Título: A reforma do Código Penal
Autor:
Fonte: O Estado de São Paulo, 29/06/2012, Notas e informações, p. A3

Instalada em outubro de 2011, a comissão especial do Senado encarregada de preparar a reforma do Código Penal concluiu seu trabalho e entregou um relatório de 500 páginas, na segunda-feira. Presidida pelo ministro Gilson Dipp, do Superior Tribunal de Justiça, e integrada por 16 juízes, promotores e advogados, a comissão surpreendeu pela rapidez com que trabalhou e pelo caráter polêmico de várias propostas de mudança da legislação penal. Editado em 1940 pela ditadura varguista, o Código em vigor sofreu, ao longo das últimas sete décadas, dezenas de emendas que o desfiguram, conceitual e doutrinariamente.

Quando a comissão especial do Senado foi instalada, no ano passado, seus integrantes se comprometeram a preparar um anteprojeto moderno e capaz de dar uma identidade doutrinária ao nosso ordenamento jurídico. Mas, pelo que foi divulgado até agora, a proposta contém incoerências e fica a desejar em muitos pontos, uma vez que os integrantes da comissão se deixaram levar por teses politicamente corretas e por inovações que não têm consenso entre os especialistas em direito penal - como é o caso do aumento dos casos em que o aborto pode ser realizado sem configurar crime.
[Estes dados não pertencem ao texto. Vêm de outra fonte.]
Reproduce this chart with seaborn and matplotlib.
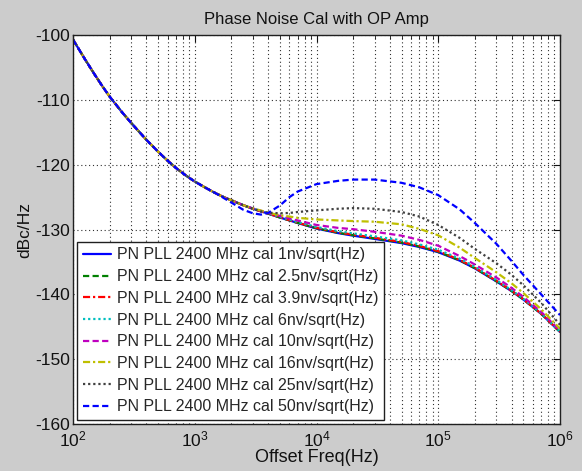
import numpy as np
import pandas as pd
import matplotlib
matplotlib.use("Agg")
import matplotlib.pyplot as plt
import seaborn as sns
from matplotlib.ticker import LogLocator, LogFormatterMathtext, FixedLocator

# ---------------- data ----------------
freq = [100, 125, 150, 175, 200, 250, 300, 400, 500, 600, 700, 850, 1000, 1250,
        1500, 1750, 2000, 2500, 3000, 3500, 4000, 5000, 6000, 7000, 1e4, 1.5e4,
        2e4, 3e4, 5e4, 7e4, 1e5, 1.5e5, 2e5, 3e5, 4e5, 5e5, 7e5, 1e6]

low_part = [-100.7, -103.7, -106.05, -107.95, -109.5, -111.8, -113.55, -116.15,
            -118.0, -119.4, -120.5, -121.7, -122.6, -123.65, -124.45, -125.05,
            -125.5, -126.25]

pn_1nv = low_part + [-126.8, -127.2, -127.55, -128.15, -128.6, -129.0, -129.85, -130.55,
                     -130.95, -131.45, -132.1, -132.7, -133.5, -134.8, -136.0, -138.0,
                     -139.5, -140.8, -143.0, -145.8]
pn_2p5nv = low_part + [-126.8, -127.2, -127.55, -128.15, -128.6, -128.98, -129.8, -130.5,
                       -130.88, -131.37, -132.02, -132.63, -133.43, -134.75, -135.96,
                       -137.97, -139.48, -140.78, -142.99, -145.8]
pn_3p9nv = low_part + [-126.8, -127.2, -127.53, -128.12, -128.56, -128.95, -129.75, -130.42,
                       -130.8, -131.27, -131.92, -132.53, -133.34, -134.68, -135.9,
                       -137.92, -139.44, -140.75, -142.97, -145.78]
pn_6nv = low_part + [-126.78, -127.17, -127.5, -128.05, -128.48, -128.85, -129.6, -130.25,
                     -130.6, -131.05, -131.67, -132.3, -133.12, -134.5, -135.76,
                     -137.8, -139.35, -140.67, -142.9, -145.75]
pn_10nv = low_part + [-126.75, -127.12, -127.45, -127.9, -128.3, -128.6, -129.3, -129.75,
                      -129.95, -130.35, -130.95, -131.6, -132.5, -134.1, -135.4,
                      -137.4, -139.0, -140.4, -142.7, -145.6]
pn_16nv = low_part + [-126.75, -127.08, -127.4, -127.8, -128.0, -128.2, -128.45, -128.6,
                      -128.7, -128.8, -129.2, -129.9, -130.9, -132.8, -134.4,
                      -136.6, -138.3, -139.8, -142.3, -145.3]
pn_25nv = low_part + [-126.8, -127.2, -127.4, -127.5, -127.45, -127.3, -127.05, -126.8,
                      -126.7, -126.8, -127.3, -128.0, -129.3, -131.3, -133.0,
                      -135.2, -137.0, -138.6, -141.3, -144.7]
pn_50nv = low_part[:15] + [-125.2, -125.85, -126.95, -127.5, -127.7, -127.45, -126.3,
                           -125.0, -124.15, -123.0, -122.5, -122.3, -122.3, -122.8,
                           -123.5, -124.7, -126.9, -129.0, -132.2, -134.85, -137.0,
                           -140.0, -143.2]

labels = ["PN PLL 2400 MHz cal 1nv/sqrt(Hz)",
          "PN PLL 2400 MHz cal 2.5nv/sqrt(Hz)",
          "PN PLL 2400 MHz cal 3.9nv/sqrt(Hz)",
          "PN PLL 2400 MHz cal 6nv/sqrt(Hz)",
          "PN PLL 2400 MHz cal 10nv/sqrt(Hz)",
          "PN PLL 2400 MHz cal 16nv/sqrt(Hz)",
          "PN PLL 2400 MHz cal 25nv/sqrt(Hz)",
          "PN PLL 2400 MHz cal 50nv/sqrt(Hz)"]
series = [pn_1nv, pn_2p5nv, pn_3p9nv, pn_6nv, pn_10nv, pn_16nv, pn_25nv, pn_50nv]

y_ticks = [-160, -150, -140, -130, -120, -110, -100]
x_ticks = [1e2, 1e3, 1e4, 1e5, 1e6]

# ---------------- style ----------------
colors = ["#0000ff", "#008000", "#ff0000", "#00bfbf", "#bf00bf", "#bfbf00", "#404040", "#0000ff"]
dash = (0, (2.8, 1.5))
dashdot = (0, (3.2, 1.3, 1.0, 1.3))
dot = (0, (1.0, 1.3))
styles = ["-", dash, dashdot, dot, dash, dashdot, dot, dash]

sns.set_theme(style="white")
plt.rcParams["font.family"] = ["Liberation Sans", "DejaVu Sans"]
plt.rcParams["mathtext.fontset"] = "custom"
plt.rcParams["mathtext.rm"] = "Liberation Sans"
plt.rcParams["mathtext.it"] = "Liberation Sans"
plt.rcParams["axes.unicode_minus"] = False

fig = plt.figure(figsize=(5.82, 4.71), dpi=100, facecolor="#cccccc")
ax = fig.add_axes([73 / 582, 47 / 471, (560 - 73) / 582, (424 - 35) / 471])
ax.set_facecolor("white")

for vals, lab, c, ls in zip(series, labels, colors, styles):
    df = pd.DataFrame({"freq": freq, "pn": vals})
    sns.lineplot(data=df, x="freq", y="pn", ax=ax, color=c, linestyle=ls,
                 linewidth=1.6, label=lab, estimator=None, sort=False)

ax.set_xscale("log")
ax.set_xlim(1e2, 1e6)
ax.set_ylim(-160, -100)
ax.yaxis.set_major_locator(FixedLocator(y_ticks))
ax.xaxis.set_major_locator(FixedLocator(x_ticks))
ax.xaxis.set_major_formatter(LogFormatterMathtext())
ax.xaxis.set_minor_locator(LogLocator(base=10, subs=np.arange(2, 10)))

ax.grid(True, which="major", axis="both", color="#303030", linestyle=(0, (1, 2.5)), linewidth=0.8)
ax.grid(True, which="minor", axis="x", color="#303030", linestyle=(0, (1, 2.5)), linewidth=0.8)

for s in ax.spines.values():
    s.set_color("#202020")
    s.set_linewidth(1.0)
ax.tick_params(axis="both", which="both", direction="in", top=True, right=True,
               labelsize=12.5, colors="#111111", labelcolor="#111111")
ax.tick_params(axis="both", which="major", length=5, width=0.8)
ax.tick_params(axis="x", which="minor", length=3, width=0.6)
ax.tick_params(axis="x", pad=4)
ax.tick_params(axis="y", pad=2)

ax.set_title("Phase Noise Cal with OP Amp", fontsize=12, color="#111111", pad=8)
ax.set_xlabel("Offset Freq(Hz)", fontsize=13, color="#111111", labelpad=0)
ax.set_ylabel("dBc/Hz", fontsize=12.5, color="#111111", labelpad=2)

leg = ax.legend(loc="lower left", fontsize=11.5, frameon=True, fancybox=False,
                framealpha=1.0, edgecolor="#202020", borderaxespad=0.25,
                handlelength=1.75, handletextpad=0.4, labelspacing=0.42,
                borderpad=0.35)
leg.get_frame().set_linewidth(1.0)

fig.savefig("out.png", dpi=100, facecolor=fig.get_facecolor())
Por exemplo, o anteprojeto prevê a descriminalização do plantio, da compra e do porte de qualquer tipo de droga para consumo próprio, com a condição de a quantia ser equivalente a cinco dias de uso. Mas, ao mesmo tempo, torna crime sujeito à prisão a condução de veículos sob a influência de álcool, mesmo que o condutor não cause qualquer acidente.

A comissão agiu corretamente, quando propôs a revogação quase completa da Lei de Contravenções Penais, de 1941. Mas ela também cria desordenadamente novos tipos penais com excessivo rigor punitivo. Colidindo com o espírito da Lei de Execução Penal, que entrou em vigor em 1984 e estimula a aplicação de medidas socioeducativas a presos com bom comportamento e baixo potencial ofensivo, o anteprojeto criminaliza a prática de bullying, o abandono de animais e a discriminação racial. São comportamentos que poderiam ser coibidos por meio de campanhas de orientação da família e da escola e pela aplicação de multas.

Ao enveredar pelos modismos doutrinários e pelo populismo jurídico, o anteprojeto caminha em linha antagônica ao que tem sido adotado no resto do mundo, em matéria de direito penal. Em vez de estimular a aplicação de penas alternativas e reservar as penas de prisão somente para os crimes mais violentos, ele amplia o número de crimes passíveis de penas privativas de liberdade. Isso é evidenciado pelo dispositivo que inclui o racismo - um problema de caráter basicamente cultural - no elenco de crimes hediondos. Isso também é evidenciado pelas propostas de responsabilizar penalmente as pessoas jurídicas - uma inovação desnecessária, pois as empresas já podem ser acionadas, responsabilizadas e punidas com base nas legislações cível, trabalhista e fiscal - e de aplicar o conceito de corrupção nas relações entre particulares. Com isso, funcionários de empresas privadas que propuserem, receberem ou aceitarem vantagens indevidas ficam sujeitos à pena de prisão.

Por fim, o anteprojeto do Código Penal colide frontalmente com o projeto do novo Código de Processo Penal, que foi concebido sob influência do chamado "garantismo processual". Aprovado pelo Senado há cerca de dois anos, esse projeto - que se encontra na Câmara dos Deputados - amplia os direitos dos réus, propicia maior equilíbrio entre acusado e acusador e reforça as garantias individuais, enquanto o anteprojeto do Senado é mais intervencionista, criminalizando novas condutas e aumentando o alcance das penas privativas de liberdade. Por aumentar o rigor das sanções penais, o anteprojeto do Senado também colide com a proposta de reforma da parte especial do Código Penal que vem sendo preparada pela Câmara, sob coordenação do deputado Alessandro Molon (PT-RJ), valorizando a aplicação de penas alternativas.

Como as três propostas terão de ser conciliadas, ainda é cedo para saber o que prevalecerá e o que cairá do anteprojeto do Código Penal da comissão especial do Senado.